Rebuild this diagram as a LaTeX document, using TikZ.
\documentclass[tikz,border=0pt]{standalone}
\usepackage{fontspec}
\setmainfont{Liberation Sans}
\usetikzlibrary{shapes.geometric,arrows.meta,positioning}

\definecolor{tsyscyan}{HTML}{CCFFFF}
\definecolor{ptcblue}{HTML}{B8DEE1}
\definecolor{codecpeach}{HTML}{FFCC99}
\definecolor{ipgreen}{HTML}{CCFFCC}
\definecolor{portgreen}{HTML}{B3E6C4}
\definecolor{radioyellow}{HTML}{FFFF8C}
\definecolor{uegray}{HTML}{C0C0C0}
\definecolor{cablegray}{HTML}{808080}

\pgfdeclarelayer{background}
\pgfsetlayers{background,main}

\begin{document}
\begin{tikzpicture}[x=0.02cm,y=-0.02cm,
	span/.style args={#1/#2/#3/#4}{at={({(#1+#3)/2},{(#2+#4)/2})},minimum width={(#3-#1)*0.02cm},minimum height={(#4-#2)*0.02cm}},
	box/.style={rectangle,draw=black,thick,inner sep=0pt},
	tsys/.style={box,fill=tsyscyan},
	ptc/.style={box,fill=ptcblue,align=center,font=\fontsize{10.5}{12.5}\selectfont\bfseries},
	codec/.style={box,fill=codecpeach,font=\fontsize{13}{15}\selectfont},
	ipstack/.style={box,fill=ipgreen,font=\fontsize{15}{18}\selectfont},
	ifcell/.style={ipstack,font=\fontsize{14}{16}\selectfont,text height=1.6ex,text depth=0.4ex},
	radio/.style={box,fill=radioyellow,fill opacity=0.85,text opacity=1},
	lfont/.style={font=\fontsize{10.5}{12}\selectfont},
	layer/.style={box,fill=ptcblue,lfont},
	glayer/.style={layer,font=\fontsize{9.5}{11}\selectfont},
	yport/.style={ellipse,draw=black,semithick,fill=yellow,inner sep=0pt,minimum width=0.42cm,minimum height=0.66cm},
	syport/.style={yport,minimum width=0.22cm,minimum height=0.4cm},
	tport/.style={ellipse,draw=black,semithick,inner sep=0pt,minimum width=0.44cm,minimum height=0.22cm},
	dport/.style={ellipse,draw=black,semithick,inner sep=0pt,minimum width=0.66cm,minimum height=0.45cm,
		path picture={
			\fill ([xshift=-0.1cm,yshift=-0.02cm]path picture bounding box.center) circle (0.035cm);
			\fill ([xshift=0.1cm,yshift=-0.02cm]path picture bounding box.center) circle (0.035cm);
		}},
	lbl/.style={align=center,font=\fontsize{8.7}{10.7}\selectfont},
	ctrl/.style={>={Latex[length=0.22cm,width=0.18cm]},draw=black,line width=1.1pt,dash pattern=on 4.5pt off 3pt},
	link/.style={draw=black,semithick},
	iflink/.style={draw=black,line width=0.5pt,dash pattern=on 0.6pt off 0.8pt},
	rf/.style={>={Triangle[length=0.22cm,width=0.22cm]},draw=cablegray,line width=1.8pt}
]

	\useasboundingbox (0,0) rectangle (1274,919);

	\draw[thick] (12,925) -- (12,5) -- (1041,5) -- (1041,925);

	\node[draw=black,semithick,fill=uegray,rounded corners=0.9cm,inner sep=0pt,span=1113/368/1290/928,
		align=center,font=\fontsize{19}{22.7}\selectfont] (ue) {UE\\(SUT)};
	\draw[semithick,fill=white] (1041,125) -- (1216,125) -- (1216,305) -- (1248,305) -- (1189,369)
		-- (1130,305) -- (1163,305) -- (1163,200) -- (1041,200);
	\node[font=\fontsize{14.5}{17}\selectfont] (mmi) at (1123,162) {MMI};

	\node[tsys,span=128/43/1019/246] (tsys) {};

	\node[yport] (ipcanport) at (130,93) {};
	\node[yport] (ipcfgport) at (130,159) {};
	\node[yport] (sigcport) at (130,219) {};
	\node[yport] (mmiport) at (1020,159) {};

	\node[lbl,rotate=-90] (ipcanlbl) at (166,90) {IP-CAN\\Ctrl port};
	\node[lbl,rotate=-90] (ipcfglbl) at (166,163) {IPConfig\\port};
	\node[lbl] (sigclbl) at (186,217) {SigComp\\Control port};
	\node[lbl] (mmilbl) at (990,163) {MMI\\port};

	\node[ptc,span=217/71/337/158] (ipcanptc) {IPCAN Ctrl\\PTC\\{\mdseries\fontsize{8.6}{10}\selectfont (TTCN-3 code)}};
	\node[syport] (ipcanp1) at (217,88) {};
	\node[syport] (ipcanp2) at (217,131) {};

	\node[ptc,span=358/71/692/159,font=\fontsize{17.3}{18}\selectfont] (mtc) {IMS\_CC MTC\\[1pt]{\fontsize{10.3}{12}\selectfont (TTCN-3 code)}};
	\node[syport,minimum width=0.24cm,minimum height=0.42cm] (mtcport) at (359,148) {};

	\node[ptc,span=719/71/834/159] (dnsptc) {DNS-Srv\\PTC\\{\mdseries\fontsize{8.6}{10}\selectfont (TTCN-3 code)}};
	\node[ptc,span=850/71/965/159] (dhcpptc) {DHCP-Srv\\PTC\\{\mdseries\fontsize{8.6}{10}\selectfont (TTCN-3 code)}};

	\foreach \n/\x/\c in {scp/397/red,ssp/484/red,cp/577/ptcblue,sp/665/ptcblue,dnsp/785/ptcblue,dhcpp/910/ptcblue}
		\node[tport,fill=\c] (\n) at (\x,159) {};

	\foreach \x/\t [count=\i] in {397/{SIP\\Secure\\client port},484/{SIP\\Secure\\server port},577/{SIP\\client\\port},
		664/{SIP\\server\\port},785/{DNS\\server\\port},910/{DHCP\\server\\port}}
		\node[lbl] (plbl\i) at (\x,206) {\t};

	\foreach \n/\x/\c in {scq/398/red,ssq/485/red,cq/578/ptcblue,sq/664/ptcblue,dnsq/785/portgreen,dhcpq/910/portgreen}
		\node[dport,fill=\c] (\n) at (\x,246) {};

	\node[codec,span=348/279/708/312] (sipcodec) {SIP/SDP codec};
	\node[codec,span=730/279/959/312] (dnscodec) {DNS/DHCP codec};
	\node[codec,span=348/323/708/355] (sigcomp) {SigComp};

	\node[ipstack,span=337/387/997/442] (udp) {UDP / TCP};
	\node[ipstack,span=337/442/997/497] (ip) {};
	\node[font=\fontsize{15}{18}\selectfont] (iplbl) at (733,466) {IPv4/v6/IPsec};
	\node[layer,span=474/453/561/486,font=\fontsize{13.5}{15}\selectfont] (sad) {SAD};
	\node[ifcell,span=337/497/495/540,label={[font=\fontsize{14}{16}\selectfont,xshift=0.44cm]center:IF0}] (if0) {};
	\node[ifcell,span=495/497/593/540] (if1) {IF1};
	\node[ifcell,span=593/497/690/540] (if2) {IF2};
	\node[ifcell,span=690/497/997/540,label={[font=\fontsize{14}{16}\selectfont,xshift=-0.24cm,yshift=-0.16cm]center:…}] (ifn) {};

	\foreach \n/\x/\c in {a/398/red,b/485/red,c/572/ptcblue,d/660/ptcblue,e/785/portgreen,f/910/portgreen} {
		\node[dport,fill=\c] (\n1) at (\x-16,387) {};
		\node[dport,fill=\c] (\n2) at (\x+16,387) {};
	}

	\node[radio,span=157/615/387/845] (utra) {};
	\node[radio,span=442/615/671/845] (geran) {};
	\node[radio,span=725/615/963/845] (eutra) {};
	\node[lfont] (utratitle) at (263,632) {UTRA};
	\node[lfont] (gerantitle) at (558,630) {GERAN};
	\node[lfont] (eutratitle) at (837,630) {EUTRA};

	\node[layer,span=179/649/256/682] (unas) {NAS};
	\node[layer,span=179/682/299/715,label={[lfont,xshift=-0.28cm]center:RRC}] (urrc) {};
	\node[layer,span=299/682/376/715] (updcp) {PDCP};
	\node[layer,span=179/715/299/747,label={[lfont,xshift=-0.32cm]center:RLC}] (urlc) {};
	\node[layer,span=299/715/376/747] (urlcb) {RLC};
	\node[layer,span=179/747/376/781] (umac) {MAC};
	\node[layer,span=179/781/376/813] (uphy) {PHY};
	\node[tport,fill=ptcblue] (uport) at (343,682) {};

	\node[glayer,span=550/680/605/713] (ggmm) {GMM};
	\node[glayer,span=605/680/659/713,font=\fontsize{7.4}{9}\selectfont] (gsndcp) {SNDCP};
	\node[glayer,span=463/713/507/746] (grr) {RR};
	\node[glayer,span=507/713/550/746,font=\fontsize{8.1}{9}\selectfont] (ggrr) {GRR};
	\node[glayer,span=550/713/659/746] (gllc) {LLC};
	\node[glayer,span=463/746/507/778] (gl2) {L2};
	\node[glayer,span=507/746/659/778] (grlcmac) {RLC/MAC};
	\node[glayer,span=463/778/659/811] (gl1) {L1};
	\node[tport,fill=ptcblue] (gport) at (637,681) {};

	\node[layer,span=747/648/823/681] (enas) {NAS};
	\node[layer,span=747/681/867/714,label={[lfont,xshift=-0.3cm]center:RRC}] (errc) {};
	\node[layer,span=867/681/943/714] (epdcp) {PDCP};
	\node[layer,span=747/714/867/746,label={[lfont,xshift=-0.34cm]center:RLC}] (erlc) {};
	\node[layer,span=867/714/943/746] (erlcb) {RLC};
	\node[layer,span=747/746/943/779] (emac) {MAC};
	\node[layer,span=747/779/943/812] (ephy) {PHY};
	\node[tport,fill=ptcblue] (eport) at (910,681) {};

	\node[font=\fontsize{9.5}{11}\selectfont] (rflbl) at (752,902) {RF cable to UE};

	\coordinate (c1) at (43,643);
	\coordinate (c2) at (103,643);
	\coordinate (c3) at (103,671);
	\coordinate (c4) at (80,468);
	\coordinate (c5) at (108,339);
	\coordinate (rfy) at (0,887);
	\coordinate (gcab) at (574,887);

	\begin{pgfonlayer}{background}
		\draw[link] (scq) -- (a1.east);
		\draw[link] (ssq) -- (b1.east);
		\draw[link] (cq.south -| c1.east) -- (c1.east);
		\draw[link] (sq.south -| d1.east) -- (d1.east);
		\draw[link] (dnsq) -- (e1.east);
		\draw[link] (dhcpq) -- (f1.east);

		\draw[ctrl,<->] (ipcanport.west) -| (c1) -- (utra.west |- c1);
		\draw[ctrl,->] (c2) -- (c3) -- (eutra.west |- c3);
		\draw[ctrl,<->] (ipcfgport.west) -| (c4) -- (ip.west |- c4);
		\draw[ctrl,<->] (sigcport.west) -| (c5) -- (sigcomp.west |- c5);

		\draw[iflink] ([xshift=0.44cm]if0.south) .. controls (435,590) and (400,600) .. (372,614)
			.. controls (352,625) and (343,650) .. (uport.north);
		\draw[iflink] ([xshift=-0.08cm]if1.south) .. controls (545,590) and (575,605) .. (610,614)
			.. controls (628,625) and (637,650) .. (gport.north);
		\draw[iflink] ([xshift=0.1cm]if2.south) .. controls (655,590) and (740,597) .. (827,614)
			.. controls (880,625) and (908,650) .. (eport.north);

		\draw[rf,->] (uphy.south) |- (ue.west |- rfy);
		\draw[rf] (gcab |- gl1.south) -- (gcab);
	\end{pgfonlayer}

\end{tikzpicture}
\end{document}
^^^^
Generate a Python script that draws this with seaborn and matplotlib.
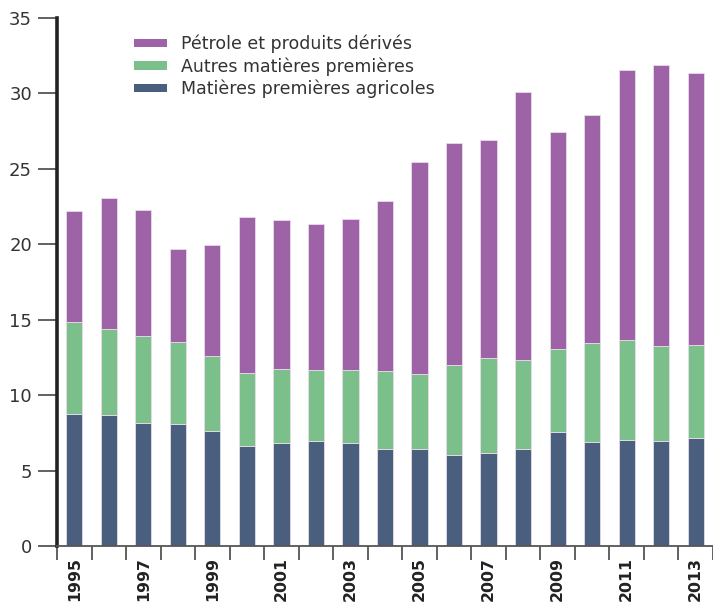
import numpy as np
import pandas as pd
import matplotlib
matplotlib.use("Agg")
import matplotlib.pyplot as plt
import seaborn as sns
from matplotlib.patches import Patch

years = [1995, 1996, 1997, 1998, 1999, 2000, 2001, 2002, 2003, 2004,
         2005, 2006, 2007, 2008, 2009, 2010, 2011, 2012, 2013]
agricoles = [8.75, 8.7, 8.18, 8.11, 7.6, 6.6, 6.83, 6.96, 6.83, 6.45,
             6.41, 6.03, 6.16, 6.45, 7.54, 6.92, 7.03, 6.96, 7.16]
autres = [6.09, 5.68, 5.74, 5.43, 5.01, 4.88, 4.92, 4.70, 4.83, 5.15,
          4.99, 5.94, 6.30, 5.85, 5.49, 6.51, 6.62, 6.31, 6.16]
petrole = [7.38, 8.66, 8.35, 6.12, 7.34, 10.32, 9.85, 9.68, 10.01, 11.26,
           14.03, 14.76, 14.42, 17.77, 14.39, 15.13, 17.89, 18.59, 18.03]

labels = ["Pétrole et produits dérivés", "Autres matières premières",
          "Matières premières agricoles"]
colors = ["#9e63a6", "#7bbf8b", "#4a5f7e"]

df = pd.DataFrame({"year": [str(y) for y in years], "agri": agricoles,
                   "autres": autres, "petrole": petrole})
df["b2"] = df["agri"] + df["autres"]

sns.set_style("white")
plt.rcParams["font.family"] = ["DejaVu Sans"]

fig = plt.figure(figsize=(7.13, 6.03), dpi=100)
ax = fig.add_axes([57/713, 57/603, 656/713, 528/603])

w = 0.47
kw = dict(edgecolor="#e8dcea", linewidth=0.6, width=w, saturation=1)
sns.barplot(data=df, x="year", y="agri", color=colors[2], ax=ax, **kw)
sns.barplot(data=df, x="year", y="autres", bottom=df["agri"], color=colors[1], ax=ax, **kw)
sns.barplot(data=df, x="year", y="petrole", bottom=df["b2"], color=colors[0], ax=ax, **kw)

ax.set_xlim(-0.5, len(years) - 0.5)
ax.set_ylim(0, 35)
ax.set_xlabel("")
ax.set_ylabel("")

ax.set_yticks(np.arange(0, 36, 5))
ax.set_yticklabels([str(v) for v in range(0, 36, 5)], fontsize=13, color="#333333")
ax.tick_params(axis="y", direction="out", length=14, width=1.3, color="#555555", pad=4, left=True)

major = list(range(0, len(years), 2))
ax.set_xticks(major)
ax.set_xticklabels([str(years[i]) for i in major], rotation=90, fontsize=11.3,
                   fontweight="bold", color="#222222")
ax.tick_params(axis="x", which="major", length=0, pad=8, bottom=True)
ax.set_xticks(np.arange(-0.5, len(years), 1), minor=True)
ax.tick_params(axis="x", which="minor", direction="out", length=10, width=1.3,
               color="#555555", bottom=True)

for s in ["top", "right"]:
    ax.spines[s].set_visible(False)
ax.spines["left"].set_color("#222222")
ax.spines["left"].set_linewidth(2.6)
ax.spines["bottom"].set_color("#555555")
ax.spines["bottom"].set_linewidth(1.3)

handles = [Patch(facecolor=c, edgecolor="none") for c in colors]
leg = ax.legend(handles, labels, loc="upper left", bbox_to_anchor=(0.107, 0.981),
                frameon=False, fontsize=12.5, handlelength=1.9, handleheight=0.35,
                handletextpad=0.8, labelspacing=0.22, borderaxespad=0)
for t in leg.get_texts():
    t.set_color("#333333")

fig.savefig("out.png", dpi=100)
^^^^
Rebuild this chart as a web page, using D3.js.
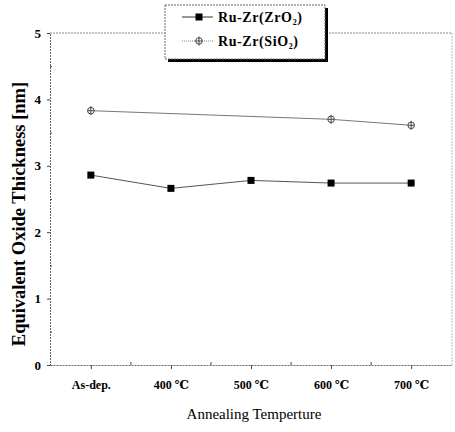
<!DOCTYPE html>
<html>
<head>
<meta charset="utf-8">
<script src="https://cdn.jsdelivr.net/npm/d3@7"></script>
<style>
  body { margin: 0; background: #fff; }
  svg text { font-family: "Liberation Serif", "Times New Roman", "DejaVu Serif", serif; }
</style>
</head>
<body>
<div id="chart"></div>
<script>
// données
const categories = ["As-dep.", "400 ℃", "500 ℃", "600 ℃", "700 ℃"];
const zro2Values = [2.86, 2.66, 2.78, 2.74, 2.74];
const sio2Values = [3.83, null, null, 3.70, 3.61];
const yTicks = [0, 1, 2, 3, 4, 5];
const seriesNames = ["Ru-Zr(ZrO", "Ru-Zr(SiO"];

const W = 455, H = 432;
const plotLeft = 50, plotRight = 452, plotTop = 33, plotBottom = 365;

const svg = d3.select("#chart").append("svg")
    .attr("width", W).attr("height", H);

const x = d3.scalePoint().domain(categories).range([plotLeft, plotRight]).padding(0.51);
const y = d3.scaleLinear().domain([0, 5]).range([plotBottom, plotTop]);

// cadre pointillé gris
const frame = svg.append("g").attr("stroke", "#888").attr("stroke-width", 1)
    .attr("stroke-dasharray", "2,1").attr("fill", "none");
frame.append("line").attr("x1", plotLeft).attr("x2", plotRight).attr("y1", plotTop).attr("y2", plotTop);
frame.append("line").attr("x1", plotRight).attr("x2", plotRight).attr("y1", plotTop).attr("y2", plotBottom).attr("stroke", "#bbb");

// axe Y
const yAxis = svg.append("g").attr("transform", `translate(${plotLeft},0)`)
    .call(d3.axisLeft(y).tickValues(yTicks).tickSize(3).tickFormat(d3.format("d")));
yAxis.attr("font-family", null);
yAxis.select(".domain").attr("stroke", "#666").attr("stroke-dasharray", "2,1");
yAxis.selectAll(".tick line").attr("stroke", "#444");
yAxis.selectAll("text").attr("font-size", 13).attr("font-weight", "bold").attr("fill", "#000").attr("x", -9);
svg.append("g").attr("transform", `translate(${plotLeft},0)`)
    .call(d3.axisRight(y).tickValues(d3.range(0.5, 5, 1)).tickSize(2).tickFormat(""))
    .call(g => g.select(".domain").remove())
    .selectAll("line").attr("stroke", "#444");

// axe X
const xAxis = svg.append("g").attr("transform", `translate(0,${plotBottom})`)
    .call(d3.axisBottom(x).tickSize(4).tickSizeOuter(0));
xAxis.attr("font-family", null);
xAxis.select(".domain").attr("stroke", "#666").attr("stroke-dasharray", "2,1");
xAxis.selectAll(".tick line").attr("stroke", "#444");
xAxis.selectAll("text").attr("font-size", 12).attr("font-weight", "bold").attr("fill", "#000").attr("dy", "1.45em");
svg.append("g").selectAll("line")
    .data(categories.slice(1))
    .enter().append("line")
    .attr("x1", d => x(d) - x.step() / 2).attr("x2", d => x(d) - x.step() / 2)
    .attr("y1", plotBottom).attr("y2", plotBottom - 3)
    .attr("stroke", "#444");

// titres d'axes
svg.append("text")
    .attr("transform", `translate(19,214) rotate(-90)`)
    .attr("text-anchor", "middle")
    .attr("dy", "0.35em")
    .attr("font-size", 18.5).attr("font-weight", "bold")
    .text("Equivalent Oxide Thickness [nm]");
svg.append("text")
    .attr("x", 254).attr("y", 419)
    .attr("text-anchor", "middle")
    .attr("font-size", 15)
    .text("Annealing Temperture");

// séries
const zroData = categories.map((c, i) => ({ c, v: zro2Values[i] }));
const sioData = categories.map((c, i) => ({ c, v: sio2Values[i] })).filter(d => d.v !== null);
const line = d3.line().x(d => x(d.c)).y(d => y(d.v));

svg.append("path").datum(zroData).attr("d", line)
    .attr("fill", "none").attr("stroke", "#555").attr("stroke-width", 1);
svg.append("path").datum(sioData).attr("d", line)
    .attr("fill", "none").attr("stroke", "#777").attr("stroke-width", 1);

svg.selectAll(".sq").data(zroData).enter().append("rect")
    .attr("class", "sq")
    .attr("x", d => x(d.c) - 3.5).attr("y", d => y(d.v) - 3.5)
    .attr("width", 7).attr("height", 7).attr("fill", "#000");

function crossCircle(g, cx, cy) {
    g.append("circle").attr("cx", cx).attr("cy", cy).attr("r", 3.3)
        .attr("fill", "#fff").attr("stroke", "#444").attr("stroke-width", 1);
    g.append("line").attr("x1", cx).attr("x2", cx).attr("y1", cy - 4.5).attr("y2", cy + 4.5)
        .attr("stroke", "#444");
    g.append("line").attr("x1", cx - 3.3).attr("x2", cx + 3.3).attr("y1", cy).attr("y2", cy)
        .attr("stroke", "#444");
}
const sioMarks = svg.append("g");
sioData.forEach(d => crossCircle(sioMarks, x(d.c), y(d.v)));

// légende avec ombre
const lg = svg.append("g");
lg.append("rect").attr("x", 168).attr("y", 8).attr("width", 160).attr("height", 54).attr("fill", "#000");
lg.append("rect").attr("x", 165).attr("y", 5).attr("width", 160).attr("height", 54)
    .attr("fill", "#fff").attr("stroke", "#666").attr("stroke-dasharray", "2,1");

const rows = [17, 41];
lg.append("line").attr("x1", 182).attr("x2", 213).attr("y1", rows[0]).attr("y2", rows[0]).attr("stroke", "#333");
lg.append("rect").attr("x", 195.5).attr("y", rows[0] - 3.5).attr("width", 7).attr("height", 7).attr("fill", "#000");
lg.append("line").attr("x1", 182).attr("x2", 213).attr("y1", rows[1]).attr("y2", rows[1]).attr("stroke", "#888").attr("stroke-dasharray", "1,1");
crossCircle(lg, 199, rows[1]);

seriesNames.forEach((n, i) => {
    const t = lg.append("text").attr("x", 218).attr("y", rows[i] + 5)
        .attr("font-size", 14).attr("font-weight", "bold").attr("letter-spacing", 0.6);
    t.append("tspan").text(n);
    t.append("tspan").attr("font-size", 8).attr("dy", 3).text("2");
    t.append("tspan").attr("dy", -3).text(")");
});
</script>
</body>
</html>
^^^^
**INSTRUCTIONS FOR THE TASK**
Take the stretch from the line containing "Generate a Python" through the line containing "from matplotlib.patches import Patch" and reproduce it exactly, both ends included. Omit the pictures.

**SOLUTION FOR THIS TASK**
Generate a Python script that draws this with seaborn and matplotlib.
import numpy as np
import pandas as pd
import matplotlib
matplotlib.use("Agg")
import matplotlib.pyplot as plt
import seaborn as sns
from matplotlib.patches import Patch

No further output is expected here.